THE TASK: Repeat the listing exactly as given, omitting every image.

[START OF GIVEN INFORMATION]

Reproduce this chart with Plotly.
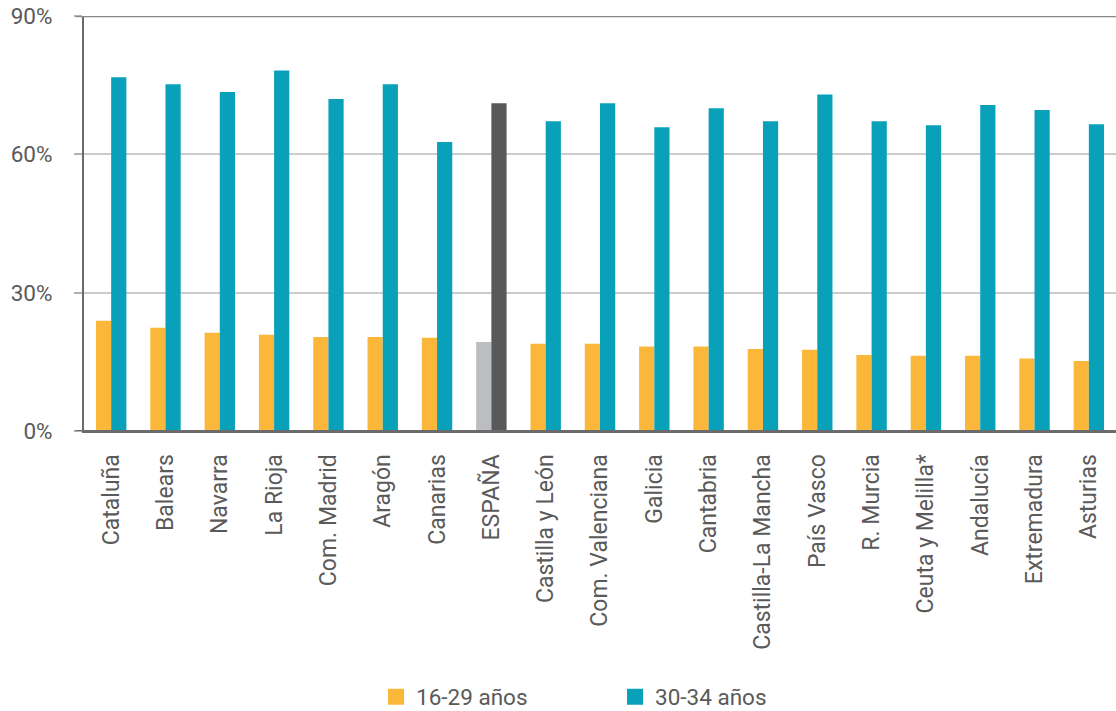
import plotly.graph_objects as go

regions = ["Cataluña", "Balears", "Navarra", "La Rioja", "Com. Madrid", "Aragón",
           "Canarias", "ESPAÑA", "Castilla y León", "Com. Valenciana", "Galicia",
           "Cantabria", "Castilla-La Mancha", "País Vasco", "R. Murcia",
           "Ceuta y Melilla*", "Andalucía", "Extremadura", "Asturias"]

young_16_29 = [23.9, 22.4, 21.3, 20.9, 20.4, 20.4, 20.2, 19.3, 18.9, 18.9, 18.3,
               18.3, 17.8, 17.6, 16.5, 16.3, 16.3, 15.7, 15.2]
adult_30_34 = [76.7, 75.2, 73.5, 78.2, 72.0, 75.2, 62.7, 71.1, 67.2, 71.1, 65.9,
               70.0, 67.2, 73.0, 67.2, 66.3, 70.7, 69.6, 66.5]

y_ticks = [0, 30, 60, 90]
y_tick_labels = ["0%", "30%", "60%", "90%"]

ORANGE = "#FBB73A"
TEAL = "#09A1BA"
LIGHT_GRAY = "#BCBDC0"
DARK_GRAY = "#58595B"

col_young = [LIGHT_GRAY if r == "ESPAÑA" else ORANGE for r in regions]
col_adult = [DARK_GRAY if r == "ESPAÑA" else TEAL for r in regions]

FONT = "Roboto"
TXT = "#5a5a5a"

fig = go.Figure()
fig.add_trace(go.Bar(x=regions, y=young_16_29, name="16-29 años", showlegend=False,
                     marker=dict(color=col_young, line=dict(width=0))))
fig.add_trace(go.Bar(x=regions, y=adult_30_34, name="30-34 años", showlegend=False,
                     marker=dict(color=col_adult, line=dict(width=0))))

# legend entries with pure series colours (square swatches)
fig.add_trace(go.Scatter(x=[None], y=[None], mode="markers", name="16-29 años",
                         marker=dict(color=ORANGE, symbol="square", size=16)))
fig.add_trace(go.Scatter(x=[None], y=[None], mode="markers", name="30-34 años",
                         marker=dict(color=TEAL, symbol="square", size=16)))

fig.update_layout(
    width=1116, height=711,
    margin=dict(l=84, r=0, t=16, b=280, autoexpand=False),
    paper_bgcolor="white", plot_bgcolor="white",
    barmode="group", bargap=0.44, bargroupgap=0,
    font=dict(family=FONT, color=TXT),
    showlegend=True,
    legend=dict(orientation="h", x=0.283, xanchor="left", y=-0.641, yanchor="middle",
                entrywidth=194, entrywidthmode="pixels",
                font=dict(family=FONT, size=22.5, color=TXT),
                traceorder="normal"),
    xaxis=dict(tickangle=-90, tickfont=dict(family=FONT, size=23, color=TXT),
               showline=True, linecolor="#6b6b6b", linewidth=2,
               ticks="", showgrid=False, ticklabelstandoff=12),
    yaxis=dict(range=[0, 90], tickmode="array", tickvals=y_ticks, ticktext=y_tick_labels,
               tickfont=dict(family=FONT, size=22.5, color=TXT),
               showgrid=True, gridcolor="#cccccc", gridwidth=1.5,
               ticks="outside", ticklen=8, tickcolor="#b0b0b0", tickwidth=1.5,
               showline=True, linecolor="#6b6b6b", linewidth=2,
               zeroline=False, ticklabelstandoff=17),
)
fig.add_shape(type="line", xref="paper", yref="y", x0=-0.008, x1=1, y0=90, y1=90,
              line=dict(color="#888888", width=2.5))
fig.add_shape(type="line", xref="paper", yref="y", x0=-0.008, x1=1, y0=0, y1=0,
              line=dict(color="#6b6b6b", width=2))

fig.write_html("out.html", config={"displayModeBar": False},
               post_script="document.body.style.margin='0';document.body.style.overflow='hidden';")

[END OF GIVEN INFORMATION]

RESPONSE:
Reproduce this chart with Plotly.
import plotly.graph_objects as go

regions = ["Cataluña", "Balears", "Navarra", "La Rioja", "Com. Madrid", "Aragón",
           "Canarias", "ESPAÑA", "Castilla y León", "Com. Valenciana", "Galicia",
           "Cantabria", "Castilla-La Mancha", "País Vasco", "R. Murcia",
           "Ceuta y Melilla*", "Andalucía", "Extremadura", "Asturias"]

young_16_29 = [23.9, 22.4, 21.3, 20.9, 20.4, 20.4, 20.2, 19.3, 18.9, 18.9, 18.3,
               18.3, 17.8, 17.6, 16.5, 16.3, 16.3, 15.7, 15.2]
adult_30_34 = [76.7, 75.2, 73.5, 78.2, 72.0, 75.2, 62.7, 71.1, 67.2, 71.1, 65.9,
               70.0, 67.2, 73.0, 67.2, 66.3, 70.7, 69.6, 66.5]

y_ticks = [0, 30, 60, 90]
y_tick_labels = ["0%", "30%", "60%", "90%"]

ORANGE = "#FBB73A"
TEAL = "#09A1BA"
LIGHT_GRAY = "#BCBDC0"
DARK_GRAY = "#58595B"

col_young = [LIGHT_GRAY if r == "ESPAÑA" else ORANGE for r in regions]
col_adult = [DARK_GRAY if r == "ESPAÑA" else TEAL for r in regions]

FONT = "Roboto"
TXT = "#5a5a5a"

fig = go.Figure()
fig.add_trace(go.Bar(x=regions, y=young_16_29, name="16-29 años", showlegend=False,
                     marker=dict(color=col_young, line=dict(width=0))))
fig.add_trace(go.Bar(x=regions, y=adult_30_34, name="30-34 años", showlegend=False,
                     marker=dict(color=col_adult, line=dict(width=0))))

# legend entries with pure series colours (square swatches)
fig.add_trace(go.Scatter(x=[None], y=[None], mode="markers", name="16-29 años",
                         marker=dict(color=ORANGE, symbol="square", size=16)))
fig.add_trace(go.Scatter(x=[None], y=[None], mode="markers", name="30-34 años",
                         marker=dict(color=TEAL, symbol="square", size=16)))

fig.update_layout(
    width=1116, height=711,
    margin=dict(l=84, r=0, t=16, b=280, autoexpand=False),
    paper_bgcolor="white", plot_bgcolor="white",
    barmode="group", bargap=0.44, bargroupgap=0,
    font=dict(family=FONT, color=TXT),
    showlegend=True,
    legend=dict(orientation="h", x=0.283, xanchor="left", y=-0.641, yanchor="middle",
                entrywidth=194, entrywidthmode="pixels",
                font=dict(family=FONT, size=22.5, color=TXT),
                traceorder="normal"),
    xaxis=dict(tickangle=-90, tickfont=dict(family=FONT, size=23, color=TXT),
               showline=True, linecolor="#6b6b6b", linewidth=2,
               ticks="", showgrid=False, ticklabelstandoff=12),
    yaxis=dict(range=[0, 90], tickmode="array", tickvals=y_ticks, ticktext=y_tick_labels,
               tickfont=dict(family=FONT, size=22.5, color=TXT),
               showgrid=True, gridcolor="#cccccc", gridwidth=1.5,
               ticks="outside", ticklen=8, tickcolor="#b0b0b0", tickwidth=1.5,
               showline=True, linecolor="#6b6b6b", linewidth=2,
               zeroline=False, ticklabelstandoff=17),
)
fig.add_shape(type="line", xref="paper", yref="y", x0=-0.008, x1=1, y0=90, y1=90,
              line=dict(color="#888888", width=2.5))
fig.add_shape(type="line", xref="paper", yref="y", x0=-0.008, x1=1, y0=0, y1=0,
              line=dict(color="#6b6b6b", width=2))

fig.write_html("out.html", config={"displayModeBar": False},
               post_script="document.body.style.margin='0';document.body.style.overflow='hidden';")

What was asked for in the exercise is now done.